Set task » Restate each line word for word. Leave out every picture.

Given data »
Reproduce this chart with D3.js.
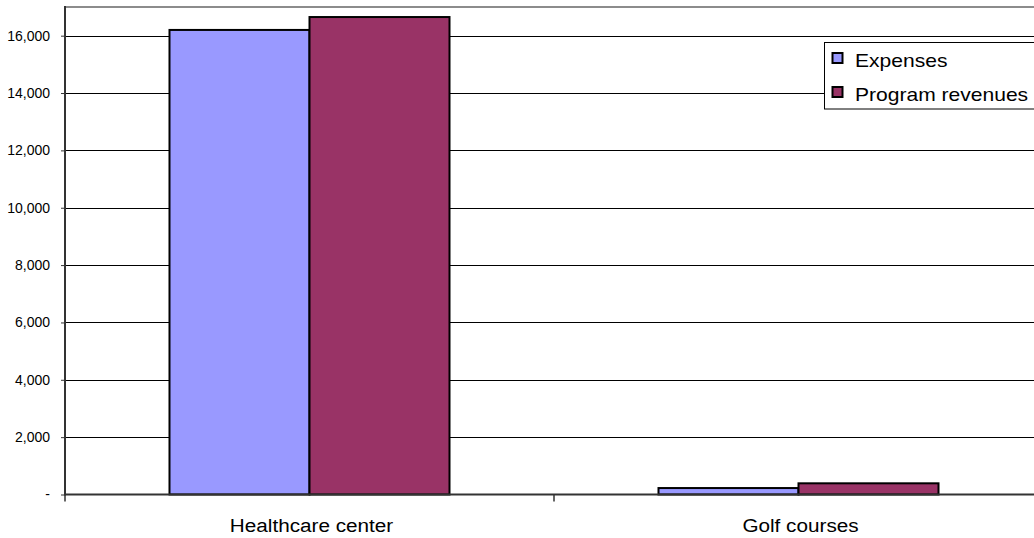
<!DOCTYPE html>
<html>
<head>
<meta charset="utf-8">
<script src="https://cdn.jsdelivr.net/npm/d3@7"></script>
<style>
html,body{margin:0;padding:0;background:#fff;}
svg{display:block;font-family:"Liberation Sans",Arial,sans-serif;}
</style>
</head>
<body>
<svg id="chart" width="1034" height="538"></svg>
<script>
const categories = ["Healthcare center", "Golf courses"];
const seriesNames = ["Expenses", "Program revenues"];
const expenses = [16200, 225];
const programRevenues = [16650, 390];
const yTicks = [0, 2000, 4000, 6000, 8000, 10000, 12000, 14000, 16000];
const colors = ["#9999FF", "#993366"];

const svg = d3.select("#chart");
const pLeft = 65, pTop = 7, pRight = 1043, pBottom = 494.5;

const y = d3.scaleLinear().domain([0, 17000]).range([pBottom, pTop]);
const x0 = d3.scaleBand().domain(categories).range([pLeft, pRight]).padding(0);
const bw = x0.bandwidth();
const x1 = d3.scaleBand().domain(seriesNames)
  .range([bw * 0.2137, bw * 0.7863]).padding(0);

// top border of plot area
svg.append("line").attr("x1", pLeft).attr("x2", 1034).attr("y1", pTop).attr("y2", pTop)
  .attr("stroke", "#8c8c8c").attr("stroke-width", 2);

// gridlines
svg.append("g").selectAll("line").data(yTicks.filter(d => d > 0)).join("line")
  .attr("x1", pLeft).attr("x2", 1034)
  .attr("y1", d => Math.round(y(d)) + 0.5).attr("y2", d => Math.round(y(d)) + 0.5)
  .attr("stroke", "#000").attr("stroke-width", 1);

// y axis
const yAxis = d3.axisLeft(y).tickValues(yTicks).tickSize(4).tickPadding(11)
  .tickFormat(d => d === 0 ? "-" : d3.format(",")(d));
const gy = svg.append("g").attr("transform", `translate(${pLeft},0)`).call(yAxis);
gy.select(".domain").remove();
gy.selectAll(".tick line").attr("stroke", "#333").attr("stroke-width", 1);
gy.selectAll(".tick text").attr("font-size", 14).attr("fill", "#000")
  .attr("font-family", "Liberation Sans, Arial, sans-serif");

// bars
const rows = categories.map((c, i) => ({cat: c, vals: [expenses[i], programRevenues[i]]}));
const g = svg.append("g");
rows.forEach(r => {
  r.vals.forEach((v, j) => {
    g.append("rect")
      .attr("x", x0(r.cat) + x1(seriesNames[j]))
      .attr("y", y(v))
      .attr("width", x1.bandwidth())
      .attr("height", pBottom - y(v))
      .attr("fill", colors[j])
      .attr("stroke", "#000").attr("stroke-width", 2);
  });
});

// left axis line
svg.append("line").attr("x1", pLeft).attr("x2", pLeft).attr("y1", pTop - 1).attr("y2", pBottom + 1)
  .attr("stroke", "#333").attr("stroke-width", 2);

// x axis
const xAxis = d3.axisBottom(x0).tickSize(0).tickPadding(0);
const gx = svg.append("g").attr("transform", `translate(2,${pBottom})`).call(xAxis);
gx.select(".domain").remove();
gx.selectAll(".tick text").attr("font-size", 19).attr("fill", "#000")
  .attr("dy", null).attr("y", 0)
  .attr("transform", "translate(0,37) scale(1.09,1)")
  .attr("font-family", "Liberation Sans, Arial, sans-serif");
svg.append("line").attr("x1", pLeft).attr("x2", 1034).attr("y1", pBottom).attr("y2", pBottom)
  .attr("stroke", "#333").attr("stroke-width", 2);
// category separator ticks
svg.append("g").selectAll("line").data(categories).join("line")
  .attr("x1", d => x0(d)).attr("x2", d => x0(d))
  .attr("y1", pBottom).attr("y2", pBottom + 7)
  .attr("stroke", "#333").attr("stroke-width", 1.5);

// legend
const lg = svg.append("g");
lg.append("rect").attr("x", 824.5).attr("y", 42.5).attr("width", 240).attr("height", 66.5)
  .attr("fill", "#fff").attr("stroke", "#000").attr("stroke-width", 1);
seriesNames.forEach((s, i) => {
  const yy = 53 + i * 34;
  lg.append("rect").attr("x", 832.5).attr("y", yy).attr("width", 10).attr("height", 10)
    .attr("fill", colors[i]).attr("stroke", "#000").attr("stroke-width", 2);
  lg.append("g").attr("transform", `translate(855,${yy + 13.5})`)
    .append("text").attr("font-size", 18).attr("fill", "#000")
    .attr("transform", "scale(1.17,1)").text(s);
});
</script>
</body>
</html>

Exercise response »
Reproduce this chart with D3.js.
<!DOCTYPE html>
<html>
<head>
<meta charset="utf-8">
<script src="https://cdn.jsdelivr.net/npm/d3@7"></script>
<style>
html,body{margin:0;padding:0;background:#fff;}
svg{display:block;font-family:"Liberation Sans",Arial,sans-serif;}
</style>
</head>
<body>
<svg id="chart" width="1034" height="538"></svg>
<script>
const categories = ["Healthcare center", "Golf courses"];
const seriesNames = ["Expenses", "Program revenues"];
const expenses = [16200, 225];
const programRevenues = [16650, 390];
const yTicks = [0, 2000, 4000, 6000, 8000, 10000, 12000, 14000, 16000];
const colors = ["#9999FF", "#993366"];

const svg = d3.select("#chart");
const pLeft = 65, pTop = 7, pRight = 1043, pBottom = 494.5;

const y = d3.scaleLinear().domain([0, 17000]).range([pBottom, pTop]);
const x0 = d3.scaleBand().domain(categories).range([pLeft, pRight]).padding(0);
const bw = x0.bandwidth();
const x1 = d3.scaleBand().domain(seriesNames)
  .range([bw * 0.2137, bw * 0.7863]).padding(0);

// top border of plot area
svg.append("line").attr("x1", pLeft).attr("x2", 1034).attr("y1", pTop).attr("y2", pTop)
  .attr("stroke", "#8c8c8c").attr("stroke-width", 2);

// gridlines
svg.append("g").selectAll("line").data(yTicks.filter(d => d > 0)).join("line")
  .attr("x1", pLeft).attr("x2", 1034)
  .attr("y1", d => Math.round(y(d)) + 0.5).attr("y2", d => Math.round(y(d)) + 0.5)
  .attr("stroke", "#000").attr("stroke-width", 1);

// y axis
const yAxis = d3.axisLeft(y).tickValues(yTicks).tickSize(4).tickPadding(11)
  .tickFormat(d => d === 0 ? "-" : d3.format(",")(d));
const gy = svg.append("g").attr("transform", `translate(${pLeft},0)`).call(yAxis);
gy.select(".domain").remove();
gy.selectAll(".tick line").attr("stroke", "#333").attr("stroke-width", 1);
gy.selectAll(".tick text").attr("font-size", 14).attr("fill", "#000")
  .attr("font-family", "Liberation Sans, Arial, sans-serif");

// bars
const rows = categories.map((c, i) => ({cat: c, vals: [expenses[i], programRevenues[i]]}));
const g = svg.append("g");
rows.forEach(r => {
  r.vals.forEach((v, j) => {
    g.append("rect")
      .attr("x", x0(r.cat) + x1(seriesNames[j]))
      .attr("y", y(v))
      .attr("width", x1.bandwidth())
      .attr("height", pBottom - y(v))
      .attr("fill", colors[j])
      .attr("stroke", "#000").attr("stroke-width", 2);
  });
});

// left axis line
svg.append("line").attr("x1", pLeft).attr("x2", pLeft).attr("y1", pTop - 1).attr("y2", pBottom + 1)
  .attr("stroke", "#333").attr("stroke-width", 2);

// x axis
const xAxis = d3.axisBottom(x0).tickSize(0).tickPadding(0);
const gx = svg.append("g").attr("transform", `translate(2,${pBottom})`).call(xAxis);
gx.select(".domain").remove();
gx.selectAll(".tick text").attr("font-size", 19).attr("fill", "#000")
  .attr("dy", null).attr("y", 0)
  .attr("transform", "translate(0,37) scale(1.09,1)")
  .attr("font-family", "Liberation Sans, Arial, sans-serif");
svg.append("line").attr("x1", pLeft).attr("x2", 1034).attr("y1", pBottom).attr("y2", pBottom)
  .attr("stroke", "#333").attr("stroke-width", 2);
// category separator ticks
svg.append("g").selectAll("line").data(categories).join("line")
  .attr("x1", d => x0(d)).attr("x2", d => x0(d))
  .attr("y1", pBottom).attr("y2", pBottom + 7)
  .attr("stroke", "#333").attr("stroke-width", 1.5);

// legend
const lg = svg.append("g");
lg.append("rect").attr("x", 824.5).attr("y", 42.5).attr("width", 240).attr("height", 66.5)
  .attr("fill", "#fff").attr("stroke", "#000").attr("stroke-width", 1);
seriesNames.forEach((s, i) => {
  const yy = 53 + i * 34;
  lg.append("rect").attr("x", 832.5).attr("y", yy).attr("width", 10).attr("height", 10)
    .attr("fill", colors[i]).attr("stroke", "#000").attr("stroke-width", 2);
  lg.append("g").attr("transform", `translate(855,${yy + 13.5})`)
    .append("text").attr("font-size", 18).attr("fill", "#000")
    .attr("transform", "scale(1.17,1)").text(s);
});
</script>
</body>
</html>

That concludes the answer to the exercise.